**Aim:**
Your task is to give the listing below back word for word, pictures excluded.

** begin Dataset content **

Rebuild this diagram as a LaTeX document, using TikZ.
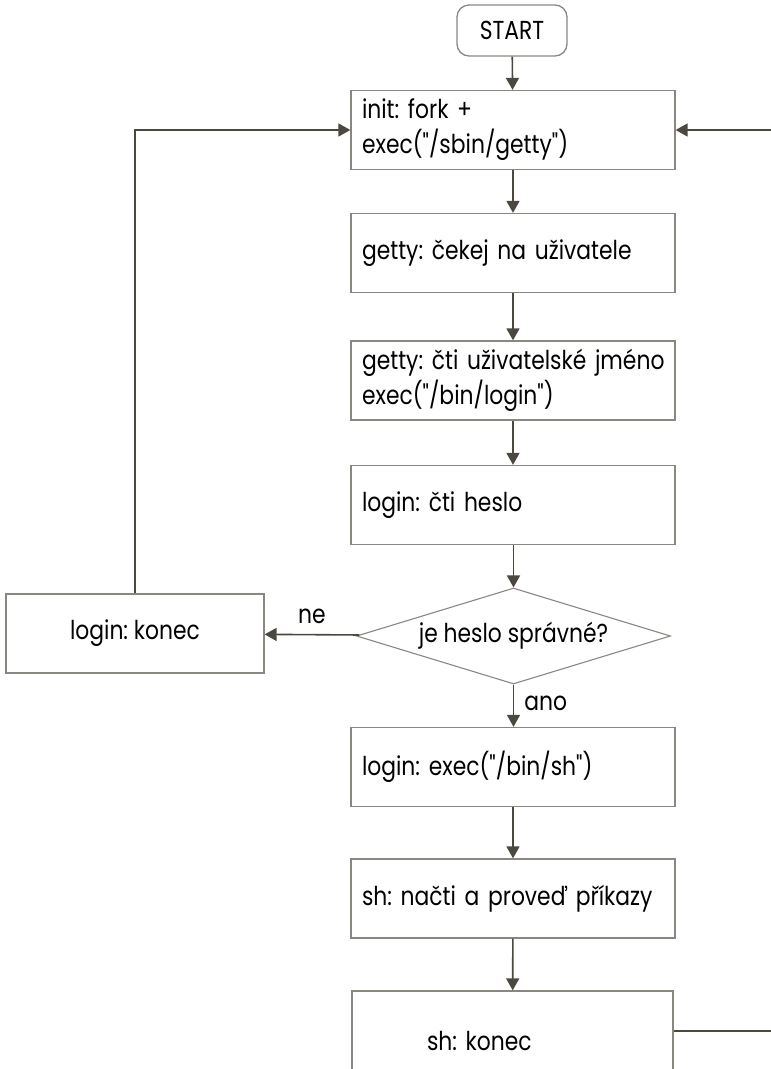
\documentclass[tikz,border=0pt]{standalone}
\usepackage{fontspec}
\setmainfont{Poppins}[FakeStretch=0.84,Ligatures=TeXOff]
\usetikzlibrary{arrows.meta,shapes.geometric}
\definecolor{edge}{HTML}{8A8780}
\definecolor{wire}{HTML}{4B483F}
\tikzset{
  every node/.style={font=\fontsize{26}{35}\selectfont\frenchspacing, text=black},
  stepbox/.style={draw=edge, line width=1.3pt, minimum width=324pt, minimum height=79pt,
    text width=302pt, align=left, inner xsep=11pt, inner ysep=0pt},
  endbox/.style={draw=edge, line width=1.3pt, rounded corners=12pt, minimum width=110pt,
    minimum height=51pt, inner sep=0pt},
  choice/.style={draw=edge, line width=1.1pt, diamond, aspect=3.27, inner sep=0pt,
    minimum width=314pt, minimum height=96pt},
  flow/.style={draw=wire, line width=1.6pt, -{Triangle[length=12pt,width=13pt]}},
  wireline/.style={draw=wire, line width=1.6pt},
  tag/.style={inner sep=0pt}
}
\begin{document}
\begin{tikzpicture}[x=1pt,y=-1pt]
\useasboundingbox (0,0) rectangle (771,1069);

\node[endbox] (start) at (512,30.5) {START};
\node[stepbox] (init) at (513,130) {init: fork +\\exec("/sbin/getty")};
\node[stepbox] (wait) at (513,253) {getty: čekej na uživatele};
\node[stepbox] (name) at (513,380.5) {\mbox{getty: čti uživatelské jméno}\\exec("/bin/login")};
\node[stepbox] (pass) at (513,505) {login: čti heslo};
\node[choice] (check) at (513.5,636) {je heslo správné?};
\node[draw=edge, line width=1.3pt, minimum width=258pt, minimum height=79pt] (fail) at (135,633.5) {login: konec};
\node[stepbox] (shell) at (513,767) {login: exec("/bin/sh")};
\node[stepbox] (cmds) at (513,898.5) {sh: načti a proveď příkazy};
\node[draw=edge, line width=1.3pt, minimum width=321pt, minimum height=100pt,
      text width=171pt, align=left, inner xsep=75pt, inner ysep=0pt] (quit) at (512.5,1041) {sh: konec};

\coordinate (rin) at (772,130);
\coordinate (rout) at (772,1031);

\draw[flow] (start) -- (init);
\draw[flow] (init) -- (wait);
\draw[flow] (wait) -- (name);
\draw[flow] (name) -- (pass);
\draw[flow] (pass.south -| check.north) -- (check.north);
\draw[flow] (check) -- node[tag, above=10pt] {ne} (fail);
\draw[flow] (check.south) -- node[tag, pos=0.45, right=10pt] {ano} (check.south |- shell.north);
\draw[flow] (shell) -- (cmds);
\draw[flow] (cmds) -- (quit);
\draw[flow] (fail.north) |- (init.west);
\draw[flow] (rin) -- (init.east);
\draw[wireline] (quit.east |- rout) -- (rout);
\end{tikzpicture}
\end{document}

** end Dataset content **

**Final result:**
Rebuild this diagram as a LaTeX document, using TikZ.
\documentclass[tikz,border=0pt]{standalone}
\usepackage{fontspec}
\setmainfont{Poppins}[FakeStretch=0.84,Ligatures=TeXOff]
\usetikzlibrary{arrows.meta,shapes.geometric}
\definecolor{edge}{HTML}{8A8780}
\definecolor{wire}{HTML}{4B483F}
\tikzset{
  every node/.style={font=\fontsize{26}{35}\selectfont\frenchspacing, text=black},
  stepbox/.style={draw=edge, line width=1.3pt, minimum width=324pt, minimum height=79pt,
    text width=302pt, align=left, inner xsep=11pt, inner ysep=0pt},
  endbox/.style={draw=edge, line width=1.3pt, rounded corners=12pt, minimum width=110pt,
    minimum height=51pt, inner sep=0pt},
  choice/.style={draw=edge, line width=1.1pt, diamond, aspect=3.27, inner sep=0pt,
    minimum width=314pt, minimum height=96pt},
  flow/.style={draw=wire, line width=1.6pt, -{Triangle[length=12pt,width=13pt]}},
  wireline/.style={draw=wire, line width=1.6pt},
  tag/.style={inner sep=0pt}
}
\begin{document}
\begin{tikzpicture}[x=1pt,y=-1pt]
\useasboundingbox (0,0) rectangle (771,1069);

\node[endbox] (start) at (512,30.5) {START};
\node[stepbox] (init) at (513,130) {init: fork +\\exec("/sbin/getty")};
\node[stepbox] (wait) at (513,253) {getty: čekej na uživatele};
\node[stepbox] (name) at (513,380.5) {\mbox{getty: čti uživatelské jméno}\\exec("/bin/login")};
\node[stepbox] (pass) at (513,505) {login: čti heslo};
\node[choice] (check) at (513.5,636) {je heslo správné?};
\node[draw=edge, line width=1.3pt, minimum width=258pt, minimum height=79pt] (fail) at (135,633.5) {login: konec};
\node[stepbox] (shell) at (513,767) {login: exec("/bin/sh")};
\node[stepbox] (cmds) at (513,898.5) {sh: načti a proveď příkazy};
\node[draw=edge, line width=1.3pt, minimum width=321pt, minimum height=100pt,
      text width=171pt, align=left, inner xsep=75pt, inner ysep=0pt] (quit) at (512.5,1041) {sh: konec};

\coordinate (rin) at (772,130);
\coordinate (rout) at (772,1031);

\draw[flow] (start) -- (init);
\draw[flow] (init) -- (wait);
\draw[flow] (wait) -- (name);
\draw[flow] (name) -- (pass);
\draw[flow] (pass.south -| check.north) -- (check.north);
\draw[flow] (check) -- node[tag, above=10pt] {ne} (fail);
\draw[flow] (check.south) -- node[tag, pos=0.45, right=10pt] {ano} (check.south |- shell.north);
\draw[flow] (shell) -- (cmds);
\draw[flow] (cmds) -- (quit);
\draw[flow] (fail.north) |- (init.west);
\draw[flow] (rin) -- (init.east);
\draw[wireline] (quit.east |- rout) -- (rout);
\end{tikzpicture}
\end{document}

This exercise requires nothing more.